As the byproduct of a household of traditional medical practitioners, I, of course, suggested he run (metaphorically, of course), not walk to the nearest orthopedic surgeon and have it looked at. The following Monday (now D - seven days), he sought out the care of a rather pompous Manhattan-based othopod who holds forth each day wearing a bow tie. As all devotees of their malpractice insurance do, he absolutely refused to render an opinion until he had the hallowed MRI in front of him. The MRI appointment could not be had until Wednesday (D- five days), causing me an additional forty-eight hours of contemplating the potential joy of spending 20 days by myself on the trail. I whiled away my evenings studying anatomy books and websites and holding my breath waiting for the result, which could not be properly analyzed until Thursday (D-fours days, and the day before we were to fly West).

Dr. Bowtie kept Julian waiting until 5:25 Thursday afternoon, by which time I was busy compiling a list of the things I would talk to myself about and fantasizing about the joy of dividing approximately 96 little baggies full of dried food in half. The verdict was actually very good news, given the options. Julian had a Category 2 torn meniscus, an injury to be sure, but one which the doctor felt could be tempered by regular doses of high grade anti-inflamatories.
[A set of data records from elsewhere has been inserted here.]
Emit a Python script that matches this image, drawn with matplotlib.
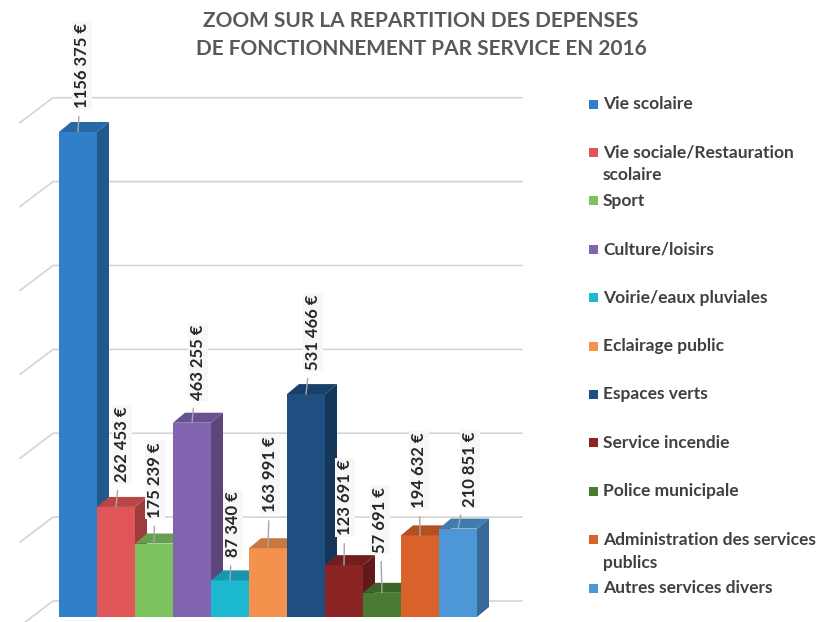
import matplotlib.pyplot as plt
from matplotlib.patches import Polygon, Rectangle
from matplotlib.colors import to_rgb

services = ["Vie scolaire", "Vie sociale/Restauration\nscolaire", "Sport",
            "Culture/loisirs", "Voirie/eaux pluviales", "Eclairage public",
            "Espaces verts", "Service incendie", "Police municipale",
            "Administration des services\npublics", "Autres services divers"]
depenses = [1156375, 262453, 175239, 463255, 87340, 163991,
            531466, 123691, 57691, 194632, 210851]
labels = ["1156 375 €", "262 453 €", "175 239 €", "463 255 €", "87 340 €",
          "163 991 €", "531 466 €", "123 691 €", "57 691 €", "194 632 €",
          "210 851 €"]
colors = ["#2F7FC9", "#E05557", "#7DC25E", "#8064B0", "#1CB8D0", "#F4924D",
          "#1F4E80", "#8B2424", "#4B7A35", "#D9622A", "#4E97D6"]
grid_vals = [0, 200000, 400000, 600000, 800000, 1000000, 1200000]

# label offsets (px) relative to front-top centre of each bar
lab_dx = [4, 6, 1, 6, 3, 2, 7, 1, -2, -1, 12]
lab_dy = [24, 25, 26, 23, 23, 36, 24, 30, 40, 27, 22]

W, H = 822, 622
fig = plt.figure(figsize=(W / 100, H / 100), dpi=100)
ax = fig.add_axes([0, 0, 1, 1])
upp = 1156375 / 485.0          # euros per pixel
x0 = 59                        # pixel of first bar's left edge
bw = 38                        # bar width in pixels
ax.set_xlim(-x0 / bw, (W - x0) / bw)
ax.set_ylim(-(H - 617) * upp, 617 * upp)
ax.axis("off")

font = "Lato"


def shade(c, f):
    r, g, b = to_rgb(c)
    return (r * f, g * f, b * f)


# back wall gridlines with the slanted left part
wall_dy = 16 * upp
for v in grid_vals:
    yb = v + wall_dy
    ax.plot([-1.026, -0.158, 12.18], [yb - 25 * upp, yb, yb],
            color="#D4D4D4", lw=1.2, zorder=1)

ddx = 12 / bw
ddy = 10 * upp
for i, (v, c) in enumerate(zip(depenses, colors)):
    z = 3 + i * 0.01
    ax.add_patch(Rectangle((i, 0), 1, v, facecolor=c, edgecolor="none", zorder=z))
    ax.add_patch(Polygon([(i + 1, 0), (i + 1 + ddx, ddy), (i + 1 + ddx, v + ddy), (i + 1, v)],
                         closed=True, facecolor=shade(c, 0.7), edgecolor="none", zorder=z))
    ax.add_patch(Polygon([(i, v), (i + 1, v), (i + 1 + ddx, v + ddy), (i + ddx, v + ddy)],
                         closed=True, facecolor=shade(c, 0.82), edgecolor="none", zorder=z))
    ax.annotate(labels[i], xy=(i + 0.5, v), xytext=(lab_dx[i] * 0.72, lab_dy[i] * 0.72),
                textcoords="offset points", rotation=90, ha="center", va="bottom",
                fontsize=12, fontweight="bold", family=font, color="#262626",
                bbox=dict(boxstyle="square,pad=0.1", facecolor="#F7F7F7", edgecolor="none"),
                arrowprops=dict(arrowstyle="-", color="#A6A6A6", lw=1, shrinkA=5, shrinkB=0),
                zorder=10)

# title
fig.text(421 / W, 1 - 21 / H, "ZOOM SUR LA REPARTITION DES DEPENSES",
         ha="center", va="center", fontsize=15, fontweight="bold", family=font, color="#595959")
fig.text(421 / W, 1 - 49 / H, "DE FONCTIONNEMENT PAR SERVICE EN 2016",
         ha="center", va="center", fontsize=15, fontweight="bold", family=font, color="#595959")

# legend
for i, (name, c) in enumerate(zip(services, colors)):
    yc = 104 + 48.4 * i
    fig.patches.append(Rectangle((589 / W, 1 - (yc + 4.5) / H), 9 / W, 9 / H,
                                 transform=fig.transFigure, facecolor=c, edgecolor="none"))
    for j, line in enumerate(name.split("\n")):
        fig.text(603 / W, 1 - (yc + 23 * j) / H, line, ha="left", va="center",
                 fontsize=12.5, fontweight="bold", family=font, color="#404040")

fig.savefig("out.png", dpi=100)
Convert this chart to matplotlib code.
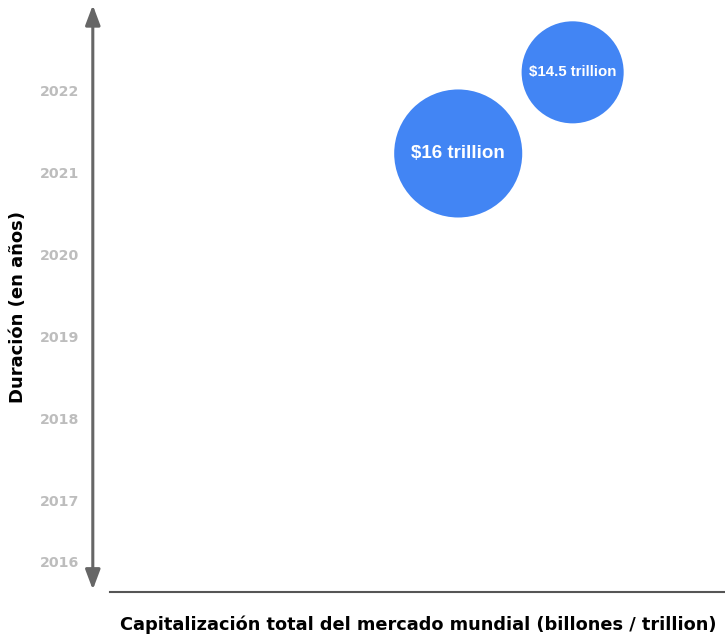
import matplotlib.pyplot as plt

# Data
labels = ["$16 trillion", "$14.5 trillion"]
market_x = [5.78, 7.59]          # position along the (unlabelled) x axis
year_y = [2021.23, 2022.22]      # position on the year axis
bubble_size = [8500, 5400]       # marker area (pt^2)
label_size = [13.5, 10.8]

years = [2016, 2017, 2018, 2019, 2020, 2021, 2022]
year_pos = [2016.25, 2017, 2018, 2019, 2020, 2021, 2022]

fig = plt.figure(figsize=(7.25, 6.4), dpi=100)
ax = fig.add_axes([0.128, 0.075, 0.872, 0.917])

blue = "#4285f4"
ax.scatter(market_x, year_y, s=bubble_size, color=blue, edgecolors="none", zorder=3)
for x, y, txt, fs in zip(market_x, year_y, labels, label_size):
    ax.text(x, y, txt, color="white", fontsize=fs, fontweight="bold",
            family="Liberation Sans", ha="center", va="center", zorder=4)

ax.set_xlim(0, 10)
ax.set_ylim(2015.88, 2023.04)
ax.set_xticks([])
ax.set_yticks(year_pos)
ax.set_yticklabels([str(y) for y in years])
ax.tick_params(axis="y", length=0, pad=10, labelcolor="#bdbdbd", labelsize=10.2)
for lab in ax.get_yticklabels():
    lab.set_fontweight("bold")
for s in ax.spines.values():
    s.set_visible(False)

# vertical double-headed arrow along the y axis
ax.annotate("", xy=(0, 1.0), xytext=(0, 0.004), xycoords="axes fraction",
            arrowprops=dict(arrowstyle="<|-|>,head_length=1.2,head_width=0.45",
                            color="#666666", lw=2.2, shrinkA=0, shrinkB=0))
# horizontal base line
ax.plot([0.027, 1.0], [0, 0], transform=ax.transAxes, color="#555555",
        lw=1.5, clip_on=False)

fig.text(0.025, 0.52, "Duración (en años)", rotation=90, fontsize=13,
         fontweight="bold", ha="center", va="center")
fig.text(0.577, 0.024, "Capitalización total del mercado mundial (billones / trillion)",
         fontsize=12.8, fontweight="bold", ha="center", va="center")

fig.savefig("out.png", dpi=100)
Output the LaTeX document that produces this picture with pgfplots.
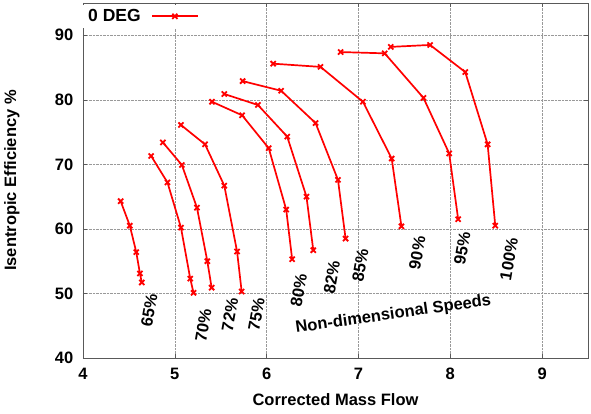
\documentclass[border=0pt]{standalone}
\usepackage{pgfplots}
\pgfplotsset{compat=1.18}
\usepackage{fontspec}
\setmainfont{Liberation Sans}
\begin{document}
\fontsize{16.5}{19}\selectfont\bfseries
\begin{tikzpicture}
\begin{axis}[
  at={(0,0)}, anchor=south west,
  scale only axis, width=505pt, height=355pt,
  xmin=4, xmax=9.5, ymin=40, ymax=95,
  xtick={4,5,6,7,8,9}, ytick={40,50,60,70,80,90},
  grid=major,
  grid style={densely dotted, gray!80, line width=0.6pt},
  axis line style={gray!70!black, line width=0.9pt},
  tick style={gray!70!black, line width=0.6pt},
  major tick length=4pt,
  /pgf/number format/assume math mode=true,
  ticklabel style={font=\fontsize{16.5}{19}\selectfont\bfseries},
  xticklabel style={yshift=-4pt},
  yticklabel style={xshift=-4pt},
  xlabel={Corrected Mass Flow},
  ylabel={Isentropic Efficiency \%},
  label style={font=\fontsize{16.5}{19}\selectfont\bfseries},
  x label style={at={(axis description cs:0.5,-0.118)}, anchor=center},
  y label style={at={(axis description cs:-0.141,0.5)}, anchor=center},
  legend style={at={(rel axis cs:0.0,0.995)}, anchor=north west, draw=none, fill=white,
    font=\fontsize{17.5}{20}\selectfont\bfseries},
  legend plot pos=right,
  legend image code/.code={\path (0cm,0cm); \draw[mark repeat=2,mark phase=2] plot coordinates {(0.3cm,0cm) (1.1cm,0cm) (1.9cm,0cm)};},
  clip=false,
]
\pgfplotsset{myplot/.style={red, solid, mark=x, line width=1.7pt, mark size=3.6pt, mark options={solid, red, line width=1.8pt}}}
% 65%
\addplot[myplot] coordinates {(4.41,64.3) (4.51,60.5) (4.58,56.4) (4.62,53.1) (4.64,51.7)};
\addlegendentry{0 DEG}
% 70%
\addplot[myplot, forget plot] coordinates {(4.742,71.3) (4.92,67.2) (5.067,60.2) (5.168,52.3) (5.204,50.1)};
% 72%
\addplot[myplot, forget plot] coordinates {(4.870,73.4) (5.077,69.9) (5.241,63.3) (5.354,55.0) (5.401,50.9)};
% 75%
\addplot[myplot, forget plot] coordinates {(5.067,76.1) (5.329,73.1) (5.539,66.7) (5.678,56.5) (5.728,50.3)};
% 80%
\addplot[myplot, forget plot] coordinates {(5.405,79.7) (5.733,77.6) (6.023,72.5) (6.213,63.0) (6.278,55.3)};
% 82%
\addplot[myplot, forget plot] coordinates {(5.539,80.9) (5.905,79.2) (6.224,74.3) (6.434,65.0) (6.508,56.7)};
% 85%
\addplot[myplot, forget plot] coordinates {(5.739,82.9) (6.158,81.4) (6.533,76.4) (6.777,67.6) (6.860,58.5)};
% 90%
\addplot[myplot, forget plot] coordinates {(6.071,85.6) (6.587,85.1) (7.049,79.7) (7.362,70.9) (7.468,60.4)};
% 95%
\addplot[myplot, forget plot] coordinates {(6.806,87.4) (7.286,87.2) (7.708,80.3) (7.988,71.7) (8.086,61.5)};
% 100%
\addplot[myplot, forget plot] coordinates {(7.352,88.2) (7.78,88.5) (8.163,84.3) (8.407,73.1) (8.49,60.5)};

\node[rotate=80] at (axis cs:4.72,47.4) {65\%};
\node[rotate=80] at (axis cs:5.31,45.1) {70\%};
\node[rotate=80] at (axis cs:5.60,46.7) {72\%};
\node[rotate=80] at (axis cs:5.89,46.7) {75\%};
\node[rotate=80] at (axis cs:6.35,50.5) {80\%};
\node[rotate=80] at (axis cs:6.71,52.5) {82\%};
\node[rotate=80] at (axis cs:7.02,54.4) {85\%};
\node[rotate=80] at (axis cs:7.64,56.3) {90\%};
\node[rotate=80] at (axis cs:8.13,57.0) {95\%};
\node[rotate=80] at (axis cs:8.64,55.3) {100\%};
\node[rotate=8] at (axis cs:7.38,46.7) {Non-dimensional Speeds};
\end{axis}
\pgfresetboundingbox
\path (-83pt,-56pt) rectangle (508pt,358pt);
\end{tikzpicture}
\end{document}
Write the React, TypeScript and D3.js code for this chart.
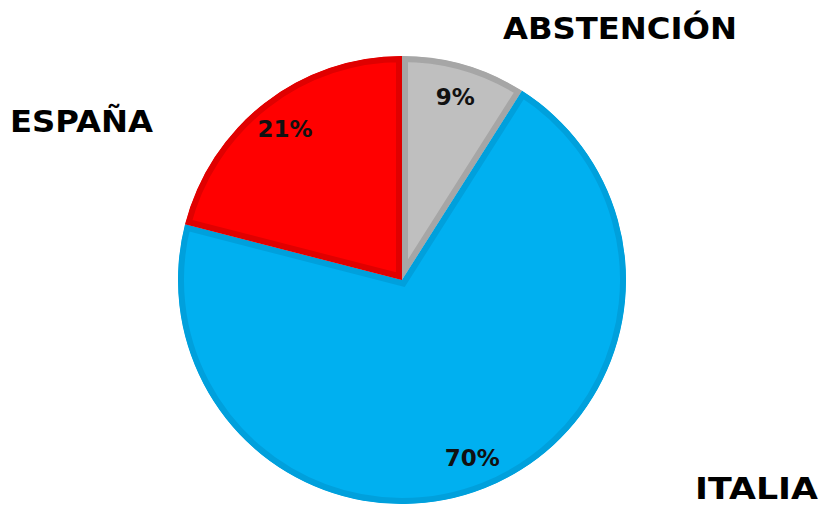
import * as d3 from "d3";

const categories = ["ABSTENCIÓN", "ITALIA", "ESPAÑA"];
const values = [9, 70, 21];
const fills = ["#bfbfbf", "#00b0f0", "#ff0000"];
const borders = ["#a6a6a6", "#00a0dc", "#e00000"];

const width = 822;
const height = 505;
const cx = 402;
const cy = 280;
const radius = 224;
const border = 6;

// category label layout: left x, baseline y, width
const catPos: [number, number, number][] = [
  [503, 39, 234],
  [695, 499, 123],
  [10, 132, 143],
];

const App = () => {
  const pie = d3
    .pie<number>()
    .value((d) => d)
    .sort(null);
  const arcs = pie(values);
  const arc = d3.arc<d3.PieArcDatum<number>>().innerRadius(0).outerRadius(radius);
  const labelArc = d3
    .arc<d3.PieArcDatum<number>>()
    .innerRadius(191)
    .outerRadius(191);

  return (
    <svg
      width={width}
      height={height}
      style={{ position: "absolute", left: 0, top: 0 }}
      fontFamily="Verdana, 'DejaVu Sans', sans-serif"
    >
      <defs>
        {arcs.map((d, i) => (
          <clipPath id={`clip-${i}`} key={i}>
            <path d={arc(d) || ""} />
          </clipPath>
        ))}
      </defs>
      <g transform={`translate(${cx},${cy})`}>
        {arcs.map((d, i) => (
          <path
            key={i}
            d={arc(d) || ""}
            fill={fills[i]}
            stroke={borders[i]}
            strokeWidth={border * 2}
            clipPath={`url(#clip-${i})`}
          />
        ))}
        {arcs.map((d, i) => {
          const [x, y] = labelArc.centroid(d);
          return (
            <text
              key={i}
              x={x}
              y={y}
              dy="0.36em"
              textAnchor="middle"
              fontSize={23}
              fontWeight="bold"
              fill="#111"
            >
              {d.data}%
            </text>
          );
        })}
      </g>
      {categories.map((c, i) => (
        <text
          key={c}
          x={catPos[i][0]}
          y={catPos[i][1]}
          textLength={catPos[i][2]}
          lengthAdjust="spacingAndGlyphs"
          fontSize={31}
          fontWeight="bold"
          fill="#000"
        >
          {c}
        </text>
      ))}
    </svg>
  );
};

export default App;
Hallelujah! The trip could happen! We made some quick adjustments to our plans: We would travel west as scheduled, but instead of starting at Yosemite Valley, which would require a brutal 5,500 ascent to Tuolumne Meadows right off the bat, we would start at Tuolumne. This loped the first 20 miles off the trail, and took away the prize of "having walked the entire JMT", but greatly increased the chances of Julian making it through the trip. As a further precaution, we decided to abandon our planned layover days and instead hike a much-shorter ten miles a day. Julian would also bring along the doctor's recommended prescription, supplemented by mass quantities of Ibuprofen.

Beginnings:

After traveling to the Valley, we briefly entertained the notion of fleecing all of our friends and family and maintaining that we had, in fact, hiked the entire trail. To support this story, we went to the official beginning of the trail in Happy Isles, took a bunch of proud poses in front of the sign marking the start of the JMT, then hiked up to the heavily-touristed Vernal Falls for some more photos. I have always avoided the Valley like the plague in the middle of summer, and our short walk made me remember why: The swirling mass of humanity en route to the falls was truly disgusting. I support the idea that everyone on earth should, at some point, benefit from the solitude and beauty of Yosemite, but do they have to all do it at the same time?!? It literally felt like Disneyland. After pizza and beer on the Verandah at Curry Village with our new friends John, Ryan and Wendy, and a night in a tent cabin, we were more than ready to get out of Dodge.